Although pharmaceutical organisations have been using RFID technology for years in niche applications (such as tracking laboratory samples), these companies have recently begun examining the potential benefits of using RFID to track finished products.
Because of the high value of pharmaceutical products, the cost barrier for tagging products within the supply chain is relatively low. In addition, the US Food and Drug Administration (FDA) has acknowledged the benefits of a universal 'electronic pedigree' that can identify and track individual pharmaceutical products throughout the entire supply chain.
Too optimistic?
In a recent FDA report the agency estimated that pharmaceutical companies would complete the full-scale pallet and case level RFID tagging of most pharmaceutical products within three years, using electronic product code (EPC)-compliant RFID tags. However, META Group's analysts believe that this anticipated timescale is too optimistic given the current immaturity of EPC tag technology; They suggest that the challenges surrounding EPC technology are likely to be the most limiting factors in the use of EPC-based RFID technology.
"The inherent problem with EPC technology, from a pharmaceutical perspective, is the lack of anti-cloning features in the EPC chip itself," explained Bruce Hudson, programme director with META Group's Enterprise Application Strategies service. "With current EPC specifications, it is possible to programme one chip with the exact data of another, effectively cloning the first chip. Without guaranteed authentication, the usefulness of RFID is significantly reduced."
Five ROI points
META Group analysts believe RFID usage within the pharmaceutical industry will be limited to a simple track-and-trace role until EPC specifications are revised, which they say could take up to two years. Once implemented, META Group predicts that RFID will prove very beneficial to the pharmaceutical industry, offering ROI in the following five key areas:
- Inventory management: As well as enabling improved inventory visibility, RFID can merge identity with environmental information to create an individual or dynamic expiry date based on the environment's effects on the active ingredients.
- Recalls: In the event that a product recall is initiated, pharmaceutical organisations would be able to respond more efficiently and quickly in identifying the recalled product.
- Patient safety: By combining RFID-tagged drugs with other positive identification measures (such as patient identification and unit-of-dose bar coding) the FDA estimates that most of the 1.25 million adverse reactions and 7,000 patient deaths annually in the USA due to drug errors could be prevented.

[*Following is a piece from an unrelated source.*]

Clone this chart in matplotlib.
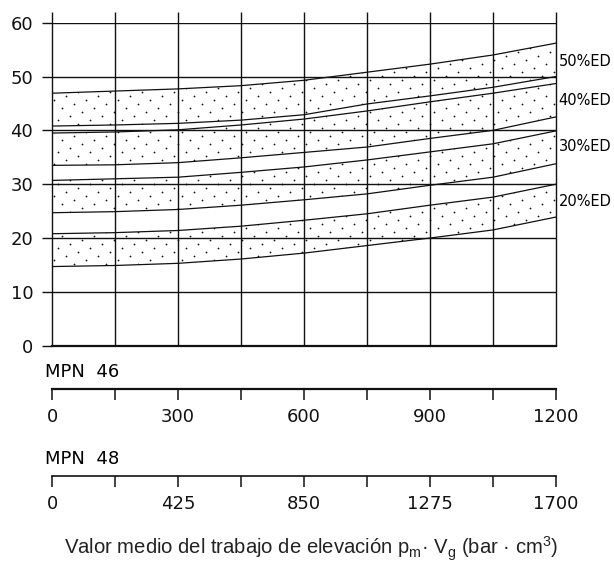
import numpy as np
import matplotlib
matplotlib.use("Agg")
import matplotlib.pyplot as plt
from matplotlib.ticker import MultipleLocator

plt.rcParams['mathtext.fontset'] = 'custom'
plt.rcParams['mathtext.rm'] = 'Liberation Sans'
plt.rcParams['mathtext.it'] = 'Liberation Sans'

# x positions along the MPN 46 scale (bar * cm3)
x = [0, 150, 300, 450, 600, 750, 900, 1050, 1200]

# band edges (upper, lower) for each %ED curve
ed50_hi = [46.9, 47.3, 47.7, 48.3, 49.3, 50.8, 52.3, 54.0, 56.2]
ed50_lo = [40.8, 41.0, 41.3, 41.9, 42.9, 44.9, 46.4, 48.0, 50.0]
ed40_hi = [39.5, 39.7, 40.1, 41.0, 42.1, 43.6, 45.3, 46.9, 48.7]
ed40_lo = [33.5, 33.6, 34.0, 34.9, 35.9, 36.9, 38.5, 40.0, 42.5]
ed30_hi = [30.7, 31.0, 31.3, 32.2, 33.2, 34.5, 36.0, 37.5, 39.9]
ed30_lo = [24.7, 24.9, 25.3, 26.1, 27.1, 28.2, 29.8, 31.3, 33.8]
ed20_hi = [20.8, 21.0, 21.4, 22.2, 23.3, 24.5, 26.1, 27.6, 30.0]
ed20_lo = [14.7, 14.9, 15.3, 16.1, 17.2, 18.6, 20.0, 21.5, 23.9]

band_labels = ['50%ED', '40%ED', '30%ED', '20%ED']
label_y = [52.8, 45.6, 37.0, 26.8]

y_ticks = [0, 10, 20, 30, 40, 50, 60]
mpn46_ticks = [0, 300, 600, 900, 1200]
mpn48_ticks = [0, 425, 850, 1275, 1700]

num_font = dict(family='DejaVu Sans', size=13)
ink = '#111111'

fig = plt.figure(figsize=(6.14, 5.67), dpi=100)

# main chart
ax = fig.add_axes([0.0847, 0.3903, 0.8208, 0.5697])
ax.set_xlim(0, 1200)
ax.set_ylim(0, 60)
for s in ['top', 'right', 'left']:
    ax.spines[s].set_visible(False)
ax.spines['bottom'].set_linewidth(1.6)
ax.spines['bottom'].set_color(ink)

ax.hlines(y_ticks[1:], 0, 1200, color=ink, lw=1.0)
ax.vlines(np.arange(0, 1201, 150), 0, 62, color=ink, lw=1.0, clip_on=False)

ax.set_yticks(y_ticks)
ax.set_yticklabels([str(v) for v in y_ticks], **num_font)
ax.tick_params(axis='y', direction='out', length=7.5, width=1.0, pad=6, colors=ink)
ax.set_xticks([])

# stipple lattice (pixel steps converted to data units), used as a fill texture
px_x = 1200 / 504.0
px_y = 60 / 323.0
ii, jj = np.meshgrid(np.arange(0, 85), np.arange(-45, 20))
dot_x = ((ii * 12 + jj * 32 + 6) * px_x).ravel()
dot_y = ((ii * 4 + 2) * px_y).ravel()
keep = (dot_x > 0) & (dot_x < 1200) & (dot_y > 0) & (dot_y < 60)
dot_x, dot_y = dot_x[keep], dot_y[keep]

bands = [(ed50_hi, ed50_lo), (ed40_hi, ed40_lo), (ed30_hi, ed30_lo), (ed20_hi, ed20_lo)]
for (hi, lo), lab, ly in zip(bands, band_labels, label_y):
    poly = ax.fill_between(x, lo, hi, facecolor='none', lw=0)
    dots = ax.scatter(dot_x, dot_y, s=1.6, color=ink, lw=0)
    dots.set_clip_path(poly.get_paths()[0], ax.transData)
    ax.plot(x, hi, color=ink, lw=0.9)
    ax.plot(x, lo, color=ink, lw=0.9)
    ax.annotate(lab, xy=(1200, ly), xytext=(2, 0), textcoords='offset points',
                va='center', ha='left', annotation_clip=False,
                family='DejaVu Sans', size=10.5)


def scale_axis(ypos, vmax, ticks, lw, title, title_y):
    a = fig.add_axes([0.0847, ypos, 0.8208, 0.0005])
    a.set_xlim(0, vmax)
    a.set_ylim(0, 1)
    for s in ['top', 'right', 'left']:
        a.spines[s].set_visible(False)
    a.spines['bottom'].set_linewidth(lw)
    a.spines['bottom'].set_color(ink)
    a.set_yticks([])
    a.set_xticks(ticks)
    a.set_xticklabels([str(t) for t in ticks], **num_font)
    a.xaxis.set_minor_locator(MultipleLocator(ticks[1] / 2))
    a.tick_params(axis='x', which='both', direction='out', length=8, width=1.1,
                  pad=5.5, colors=ink)
    fig.text(0.073, title_y, title, va='center', ha='left', **num_font)
    return a


scale_axis(0.3139, 1200, mpn46_ticks, 1.6, 'MPN  46', 1 - 372 / 567)
scale_axis(0.1605, 1700, mpn48_ticks, 1.2, 'MPN  48', 1 - 459 / 567)

fig.text(0.507, 1 - 549 / 567,
         r'Valor medio del trabajo de elevación p$_\mathrm{m}$· V$_\mathrm{g}$ (bar · cm$^3$)',
         ha='center', va='center', family='Liberation Sans', size=14.6, color='#222222')

fig.savefig('out.png', dpi=100)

- Product diversion: Diverting drug shipments from low-cost regions to high-cost regions costs pharmaceutical organisations millions of dollars each year. Positively identifying shipments and tracking them to their intended destinations could significantly reduce the size of the 'grey market'.
- Counterfeiting: Drug counterfeiting is a serious health issue, particularly in poorer regions of the world. Current recommendations are to deploy two forms of anti-counterfeiting measures - one visible (such as a hologram) and one invisible (such as an RFID tag) - to present real obstacles for counterfeiters.
"Because of the compelling ROI for pharmaceutical organisations and their distributors, RFID use in the industry will surpass that of CPG companies within 18 months," predicted Hudson. "However, major issues need to be addressed before we see full-scale deployment. In addition to authentication issues, the industry must address the validation of RFID systems by the FDA, the still-unknown impact of radio frequency energy on drugs, and data management in the light of competitors."